[DATASET EXTRACT start]

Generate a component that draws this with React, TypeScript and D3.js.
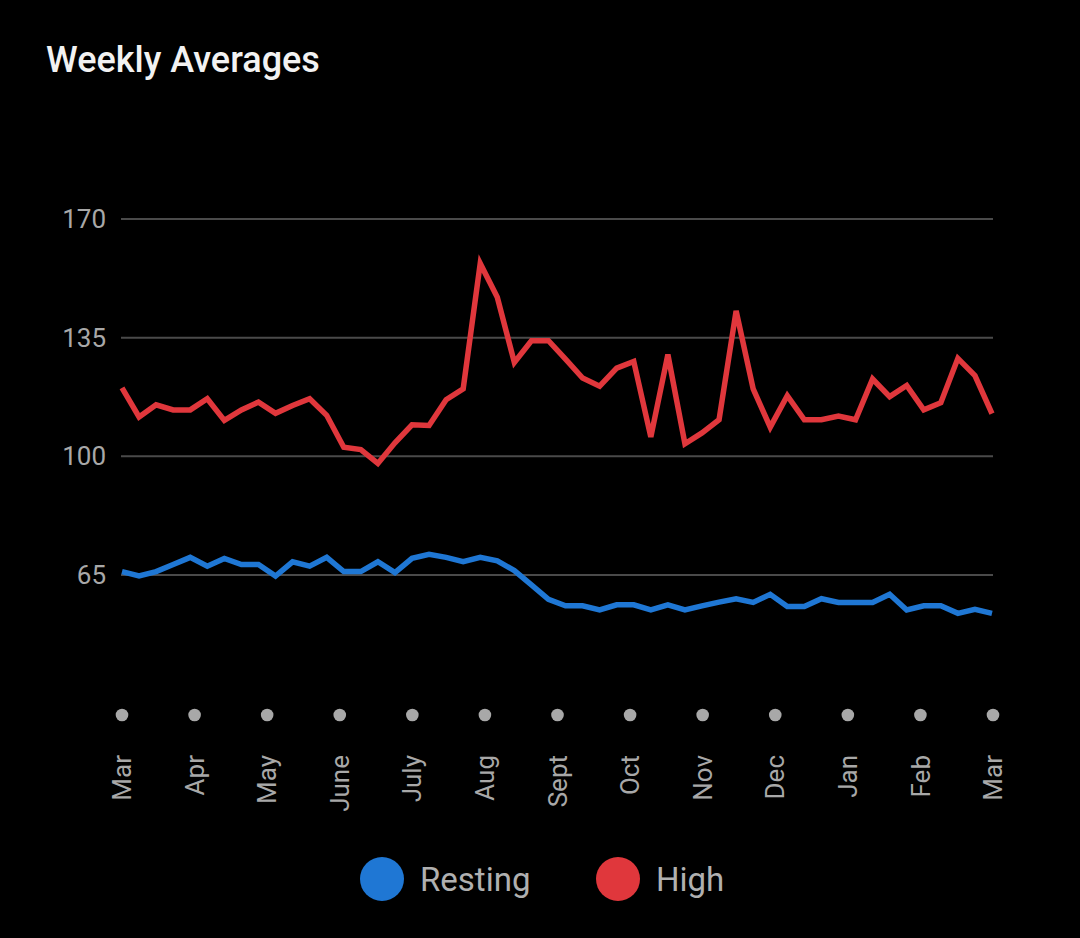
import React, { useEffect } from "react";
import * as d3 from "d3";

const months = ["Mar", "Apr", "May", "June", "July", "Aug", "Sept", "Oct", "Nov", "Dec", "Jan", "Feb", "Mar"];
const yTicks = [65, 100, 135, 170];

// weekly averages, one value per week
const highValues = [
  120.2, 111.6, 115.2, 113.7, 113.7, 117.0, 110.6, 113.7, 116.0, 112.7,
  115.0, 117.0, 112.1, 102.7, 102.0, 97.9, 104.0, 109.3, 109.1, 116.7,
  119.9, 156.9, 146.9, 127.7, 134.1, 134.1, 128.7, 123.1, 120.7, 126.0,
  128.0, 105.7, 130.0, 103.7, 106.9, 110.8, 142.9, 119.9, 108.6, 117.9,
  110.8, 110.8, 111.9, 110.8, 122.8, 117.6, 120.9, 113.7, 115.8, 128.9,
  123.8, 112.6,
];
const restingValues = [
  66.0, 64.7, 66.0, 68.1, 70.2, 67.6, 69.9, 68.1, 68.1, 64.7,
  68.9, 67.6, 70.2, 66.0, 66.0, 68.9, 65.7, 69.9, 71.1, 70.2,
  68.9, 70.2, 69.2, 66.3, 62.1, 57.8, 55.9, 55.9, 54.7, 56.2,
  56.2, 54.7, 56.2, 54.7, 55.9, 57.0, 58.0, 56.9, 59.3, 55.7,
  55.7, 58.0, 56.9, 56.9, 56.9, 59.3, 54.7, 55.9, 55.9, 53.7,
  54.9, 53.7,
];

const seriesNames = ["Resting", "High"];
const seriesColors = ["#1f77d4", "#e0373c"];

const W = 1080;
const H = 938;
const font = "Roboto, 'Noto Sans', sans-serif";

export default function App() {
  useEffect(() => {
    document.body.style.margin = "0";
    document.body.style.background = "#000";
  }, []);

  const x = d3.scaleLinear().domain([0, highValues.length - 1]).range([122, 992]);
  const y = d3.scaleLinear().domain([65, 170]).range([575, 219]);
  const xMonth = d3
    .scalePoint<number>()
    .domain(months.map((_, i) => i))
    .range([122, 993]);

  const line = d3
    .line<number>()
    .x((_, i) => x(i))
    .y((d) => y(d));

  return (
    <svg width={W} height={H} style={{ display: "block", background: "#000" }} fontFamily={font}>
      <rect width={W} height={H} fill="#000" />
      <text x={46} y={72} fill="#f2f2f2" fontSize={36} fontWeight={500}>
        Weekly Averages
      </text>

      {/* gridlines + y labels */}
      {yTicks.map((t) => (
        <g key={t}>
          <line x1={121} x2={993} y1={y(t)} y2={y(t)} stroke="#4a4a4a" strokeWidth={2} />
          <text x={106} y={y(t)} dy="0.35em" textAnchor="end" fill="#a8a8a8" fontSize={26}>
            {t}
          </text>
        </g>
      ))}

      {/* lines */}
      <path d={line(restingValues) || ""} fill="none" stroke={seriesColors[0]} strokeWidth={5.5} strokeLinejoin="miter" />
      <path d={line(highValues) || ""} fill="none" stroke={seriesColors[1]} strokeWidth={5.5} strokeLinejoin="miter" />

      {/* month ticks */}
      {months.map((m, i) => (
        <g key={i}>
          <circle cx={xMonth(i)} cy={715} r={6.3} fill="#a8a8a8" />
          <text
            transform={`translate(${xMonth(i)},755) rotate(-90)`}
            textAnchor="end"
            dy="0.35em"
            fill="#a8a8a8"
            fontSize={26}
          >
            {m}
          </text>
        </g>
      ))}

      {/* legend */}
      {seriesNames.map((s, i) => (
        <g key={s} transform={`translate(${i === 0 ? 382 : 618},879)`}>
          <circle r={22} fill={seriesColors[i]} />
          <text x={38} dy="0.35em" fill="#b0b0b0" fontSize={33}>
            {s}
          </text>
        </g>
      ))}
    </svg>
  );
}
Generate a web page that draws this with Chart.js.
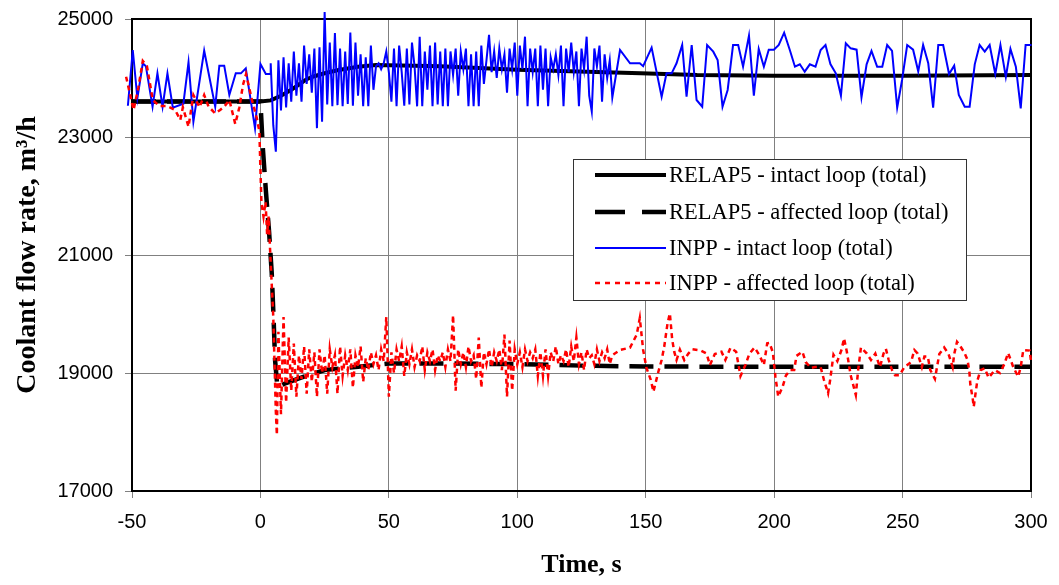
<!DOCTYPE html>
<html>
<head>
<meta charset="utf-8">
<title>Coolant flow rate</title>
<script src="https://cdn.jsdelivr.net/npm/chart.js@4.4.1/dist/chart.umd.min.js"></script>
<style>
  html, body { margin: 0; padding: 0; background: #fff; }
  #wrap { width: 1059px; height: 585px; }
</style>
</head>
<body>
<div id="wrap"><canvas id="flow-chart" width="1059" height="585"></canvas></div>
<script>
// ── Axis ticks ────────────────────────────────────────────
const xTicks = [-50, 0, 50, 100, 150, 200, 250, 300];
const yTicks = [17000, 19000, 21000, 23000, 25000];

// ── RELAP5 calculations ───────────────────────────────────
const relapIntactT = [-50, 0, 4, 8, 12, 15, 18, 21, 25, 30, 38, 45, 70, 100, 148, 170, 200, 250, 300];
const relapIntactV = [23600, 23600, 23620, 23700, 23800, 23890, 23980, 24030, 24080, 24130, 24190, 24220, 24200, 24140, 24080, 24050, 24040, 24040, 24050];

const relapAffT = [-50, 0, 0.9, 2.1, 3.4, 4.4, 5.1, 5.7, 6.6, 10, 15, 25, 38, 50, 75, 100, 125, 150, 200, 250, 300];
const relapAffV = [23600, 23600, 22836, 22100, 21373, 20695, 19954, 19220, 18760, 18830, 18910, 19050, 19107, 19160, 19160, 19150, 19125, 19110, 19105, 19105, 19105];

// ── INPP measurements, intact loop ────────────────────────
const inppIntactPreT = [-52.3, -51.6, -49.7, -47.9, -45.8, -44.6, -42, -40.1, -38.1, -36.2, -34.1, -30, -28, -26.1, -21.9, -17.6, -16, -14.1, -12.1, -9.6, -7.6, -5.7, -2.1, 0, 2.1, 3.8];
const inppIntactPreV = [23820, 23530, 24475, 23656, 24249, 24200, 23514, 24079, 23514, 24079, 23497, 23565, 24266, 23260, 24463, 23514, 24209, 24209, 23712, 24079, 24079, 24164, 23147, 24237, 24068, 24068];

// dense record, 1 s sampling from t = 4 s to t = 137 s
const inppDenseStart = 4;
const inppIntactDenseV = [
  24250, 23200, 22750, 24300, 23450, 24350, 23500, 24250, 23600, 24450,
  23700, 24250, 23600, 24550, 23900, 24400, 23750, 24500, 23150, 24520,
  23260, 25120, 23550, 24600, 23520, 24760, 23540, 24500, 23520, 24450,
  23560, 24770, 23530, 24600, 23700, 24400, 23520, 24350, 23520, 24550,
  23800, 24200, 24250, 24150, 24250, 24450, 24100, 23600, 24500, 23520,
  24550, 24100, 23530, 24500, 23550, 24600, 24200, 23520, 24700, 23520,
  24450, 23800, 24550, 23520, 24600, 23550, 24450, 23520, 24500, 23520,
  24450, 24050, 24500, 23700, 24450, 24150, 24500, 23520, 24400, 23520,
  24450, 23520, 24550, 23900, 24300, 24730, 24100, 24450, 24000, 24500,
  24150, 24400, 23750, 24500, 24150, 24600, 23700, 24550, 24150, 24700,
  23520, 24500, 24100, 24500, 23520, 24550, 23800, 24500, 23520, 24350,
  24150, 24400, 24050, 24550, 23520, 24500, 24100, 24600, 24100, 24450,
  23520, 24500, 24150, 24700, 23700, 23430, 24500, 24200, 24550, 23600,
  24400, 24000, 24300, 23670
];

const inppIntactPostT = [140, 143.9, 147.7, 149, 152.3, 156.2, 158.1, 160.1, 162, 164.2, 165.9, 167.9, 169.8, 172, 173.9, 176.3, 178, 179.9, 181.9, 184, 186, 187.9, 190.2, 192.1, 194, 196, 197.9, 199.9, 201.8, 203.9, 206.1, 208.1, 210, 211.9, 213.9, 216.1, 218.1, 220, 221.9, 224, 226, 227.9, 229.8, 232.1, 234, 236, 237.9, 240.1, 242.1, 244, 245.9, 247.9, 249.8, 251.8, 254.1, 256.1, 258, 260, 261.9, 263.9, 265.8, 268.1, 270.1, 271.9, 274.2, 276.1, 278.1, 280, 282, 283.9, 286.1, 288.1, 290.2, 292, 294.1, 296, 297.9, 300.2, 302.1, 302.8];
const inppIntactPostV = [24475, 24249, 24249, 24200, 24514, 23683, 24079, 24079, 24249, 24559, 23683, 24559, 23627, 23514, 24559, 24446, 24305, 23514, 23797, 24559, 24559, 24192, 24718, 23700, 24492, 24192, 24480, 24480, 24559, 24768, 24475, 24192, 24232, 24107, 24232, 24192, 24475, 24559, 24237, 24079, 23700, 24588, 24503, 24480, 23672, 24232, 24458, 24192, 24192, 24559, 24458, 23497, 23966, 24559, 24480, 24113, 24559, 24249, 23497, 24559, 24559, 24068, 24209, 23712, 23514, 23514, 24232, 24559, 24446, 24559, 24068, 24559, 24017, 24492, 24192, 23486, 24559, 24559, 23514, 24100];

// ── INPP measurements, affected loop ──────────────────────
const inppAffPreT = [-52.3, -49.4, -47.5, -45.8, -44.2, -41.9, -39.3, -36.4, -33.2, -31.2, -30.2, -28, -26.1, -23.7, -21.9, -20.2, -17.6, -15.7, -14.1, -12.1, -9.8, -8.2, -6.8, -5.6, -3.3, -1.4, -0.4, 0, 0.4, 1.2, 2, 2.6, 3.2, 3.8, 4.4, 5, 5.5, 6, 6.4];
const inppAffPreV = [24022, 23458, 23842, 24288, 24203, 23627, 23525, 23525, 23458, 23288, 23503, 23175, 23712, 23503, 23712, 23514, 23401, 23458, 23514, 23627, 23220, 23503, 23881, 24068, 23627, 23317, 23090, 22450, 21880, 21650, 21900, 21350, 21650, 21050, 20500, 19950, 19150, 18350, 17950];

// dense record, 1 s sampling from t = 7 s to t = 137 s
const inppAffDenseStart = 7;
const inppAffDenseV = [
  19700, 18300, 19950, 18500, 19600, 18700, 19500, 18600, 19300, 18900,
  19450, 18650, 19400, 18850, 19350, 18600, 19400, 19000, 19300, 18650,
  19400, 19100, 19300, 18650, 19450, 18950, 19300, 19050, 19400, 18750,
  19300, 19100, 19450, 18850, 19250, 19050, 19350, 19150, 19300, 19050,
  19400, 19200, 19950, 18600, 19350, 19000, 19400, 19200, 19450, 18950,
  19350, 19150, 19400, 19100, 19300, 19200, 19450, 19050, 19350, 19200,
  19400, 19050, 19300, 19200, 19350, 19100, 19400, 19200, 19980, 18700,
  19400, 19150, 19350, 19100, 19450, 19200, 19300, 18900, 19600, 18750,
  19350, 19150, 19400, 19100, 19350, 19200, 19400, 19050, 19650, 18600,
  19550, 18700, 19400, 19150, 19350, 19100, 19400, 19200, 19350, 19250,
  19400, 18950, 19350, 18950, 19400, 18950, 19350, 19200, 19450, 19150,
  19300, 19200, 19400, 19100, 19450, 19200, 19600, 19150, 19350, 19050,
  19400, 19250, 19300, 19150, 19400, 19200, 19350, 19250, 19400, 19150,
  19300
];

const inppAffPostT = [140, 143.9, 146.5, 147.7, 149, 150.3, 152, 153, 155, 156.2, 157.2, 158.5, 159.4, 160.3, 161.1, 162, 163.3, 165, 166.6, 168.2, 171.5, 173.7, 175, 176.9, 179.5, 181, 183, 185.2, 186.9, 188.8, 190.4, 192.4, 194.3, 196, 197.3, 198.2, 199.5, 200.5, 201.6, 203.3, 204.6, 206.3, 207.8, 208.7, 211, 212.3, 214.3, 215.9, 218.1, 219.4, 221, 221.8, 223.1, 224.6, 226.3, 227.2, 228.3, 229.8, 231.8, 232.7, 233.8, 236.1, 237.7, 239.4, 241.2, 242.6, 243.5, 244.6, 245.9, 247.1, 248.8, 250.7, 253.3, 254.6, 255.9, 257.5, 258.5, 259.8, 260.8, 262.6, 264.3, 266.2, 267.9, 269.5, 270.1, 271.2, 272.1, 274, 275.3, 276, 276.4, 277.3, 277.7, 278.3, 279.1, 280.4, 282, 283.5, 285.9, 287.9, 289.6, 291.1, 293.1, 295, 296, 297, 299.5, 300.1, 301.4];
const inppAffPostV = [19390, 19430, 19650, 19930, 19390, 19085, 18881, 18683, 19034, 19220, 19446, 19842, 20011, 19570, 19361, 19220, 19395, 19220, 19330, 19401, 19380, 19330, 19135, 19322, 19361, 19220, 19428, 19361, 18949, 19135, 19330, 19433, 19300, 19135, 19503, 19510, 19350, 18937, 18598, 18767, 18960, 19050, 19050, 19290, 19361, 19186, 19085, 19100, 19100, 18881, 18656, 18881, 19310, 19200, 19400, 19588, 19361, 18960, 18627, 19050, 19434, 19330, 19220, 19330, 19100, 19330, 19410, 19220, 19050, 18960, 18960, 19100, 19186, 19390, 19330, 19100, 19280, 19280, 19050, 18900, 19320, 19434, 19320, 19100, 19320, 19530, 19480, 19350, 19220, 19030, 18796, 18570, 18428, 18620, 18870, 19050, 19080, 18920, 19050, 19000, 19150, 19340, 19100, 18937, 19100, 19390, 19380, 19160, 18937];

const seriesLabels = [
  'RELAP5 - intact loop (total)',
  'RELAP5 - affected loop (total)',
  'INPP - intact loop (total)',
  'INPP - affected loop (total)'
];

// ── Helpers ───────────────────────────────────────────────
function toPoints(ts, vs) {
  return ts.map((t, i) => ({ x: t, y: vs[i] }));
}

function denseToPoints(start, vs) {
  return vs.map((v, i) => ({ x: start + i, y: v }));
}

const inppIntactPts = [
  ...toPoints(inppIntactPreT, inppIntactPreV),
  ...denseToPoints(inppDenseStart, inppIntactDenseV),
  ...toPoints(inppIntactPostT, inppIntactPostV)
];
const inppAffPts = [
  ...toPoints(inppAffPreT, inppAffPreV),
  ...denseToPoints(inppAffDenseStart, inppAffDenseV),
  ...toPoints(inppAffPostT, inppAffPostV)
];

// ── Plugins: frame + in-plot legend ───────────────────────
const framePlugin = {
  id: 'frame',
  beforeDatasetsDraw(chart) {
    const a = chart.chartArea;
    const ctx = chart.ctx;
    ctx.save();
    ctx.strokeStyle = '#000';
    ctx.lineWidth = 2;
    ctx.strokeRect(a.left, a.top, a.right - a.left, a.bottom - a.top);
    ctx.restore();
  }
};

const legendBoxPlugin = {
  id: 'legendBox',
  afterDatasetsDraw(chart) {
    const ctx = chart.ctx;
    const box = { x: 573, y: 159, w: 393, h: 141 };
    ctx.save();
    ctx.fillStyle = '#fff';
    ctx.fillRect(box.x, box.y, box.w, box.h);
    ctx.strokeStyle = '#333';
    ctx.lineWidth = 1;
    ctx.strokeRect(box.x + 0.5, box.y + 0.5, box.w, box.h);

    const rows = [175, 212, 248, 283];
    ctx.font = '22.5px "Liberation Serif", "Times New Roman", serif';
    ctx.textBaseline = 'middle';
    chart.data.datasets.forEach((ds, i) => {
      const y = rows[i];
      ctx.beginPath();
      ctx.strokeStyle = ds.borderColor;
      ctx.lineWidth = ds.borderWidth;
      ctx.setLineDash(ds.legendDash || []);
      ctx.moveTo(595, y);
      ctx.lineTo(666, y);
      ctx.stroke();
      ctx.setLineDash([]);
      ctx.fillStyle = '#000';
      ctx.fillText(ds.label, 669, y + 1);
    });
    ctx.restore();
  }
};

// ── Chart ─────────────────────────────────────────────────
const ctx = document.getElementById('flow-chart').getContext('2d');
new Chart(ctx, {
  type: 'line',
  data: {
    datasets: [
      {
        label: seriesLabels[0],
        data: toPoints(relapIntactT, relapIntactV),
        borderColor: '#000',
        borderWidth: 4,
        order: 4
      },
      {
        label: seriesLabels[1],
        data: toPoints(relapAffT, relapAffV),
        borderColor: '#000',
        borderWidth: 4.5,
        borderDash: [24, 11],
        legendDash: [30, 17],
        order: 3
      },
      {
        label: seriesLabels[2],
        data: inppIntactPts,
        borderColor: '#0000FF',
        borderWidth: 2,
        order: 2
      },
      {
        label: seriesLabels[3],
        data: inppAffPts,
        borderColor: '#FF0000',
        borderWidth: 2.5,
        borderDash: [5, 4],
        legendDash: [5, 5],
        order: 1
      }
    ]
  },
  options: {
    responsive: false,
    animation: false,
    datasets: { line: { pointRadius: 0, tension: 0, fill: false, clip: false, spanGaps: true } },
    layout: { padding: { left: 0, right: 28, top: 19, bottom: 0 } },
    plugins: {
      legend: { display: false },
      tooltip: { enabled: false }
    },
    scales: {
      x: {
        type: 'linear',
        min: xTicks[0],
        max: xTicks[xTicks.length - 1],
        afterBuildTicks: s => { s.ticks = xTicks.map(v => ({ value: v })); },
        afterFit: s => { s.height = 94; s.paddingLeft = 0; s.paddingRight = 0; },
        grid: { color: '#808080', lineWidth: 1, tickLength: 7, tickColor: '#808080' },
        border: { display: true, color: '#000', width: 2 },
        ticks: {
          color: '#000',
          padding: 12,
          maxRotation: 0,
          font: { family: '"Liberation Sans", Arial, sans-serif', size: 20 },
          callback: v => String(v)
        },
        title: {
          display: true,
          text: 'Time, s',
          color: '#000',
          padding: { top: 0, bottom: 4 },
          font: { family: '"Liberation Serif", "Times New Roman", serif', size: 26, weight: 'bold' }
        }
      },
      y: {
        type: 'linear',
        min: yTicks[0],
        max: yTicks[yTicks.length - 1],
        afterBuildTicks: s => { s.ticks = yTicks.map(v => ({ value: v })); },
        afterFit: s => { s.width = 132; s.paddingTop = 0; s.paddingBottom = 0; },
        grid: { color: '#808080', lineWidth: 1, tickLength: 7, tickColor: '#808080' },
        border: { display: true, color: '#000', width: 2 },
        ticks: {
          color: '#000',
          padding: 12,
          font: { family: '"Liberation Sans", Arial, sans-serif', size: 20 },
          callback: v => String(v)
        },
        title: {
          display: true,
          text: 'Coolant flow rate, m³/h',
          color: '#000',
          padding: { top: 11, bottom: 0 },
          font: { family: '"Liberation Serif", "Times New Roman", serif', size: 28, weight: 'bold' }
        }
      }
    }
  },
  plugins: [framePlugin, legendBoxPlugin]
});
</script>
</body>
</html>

[DATASET EXTRACT end]

• [TASK]:
Count each line where the string "draws" occurs, and write only the number.

• [WRITTEN RESPONSE]:
2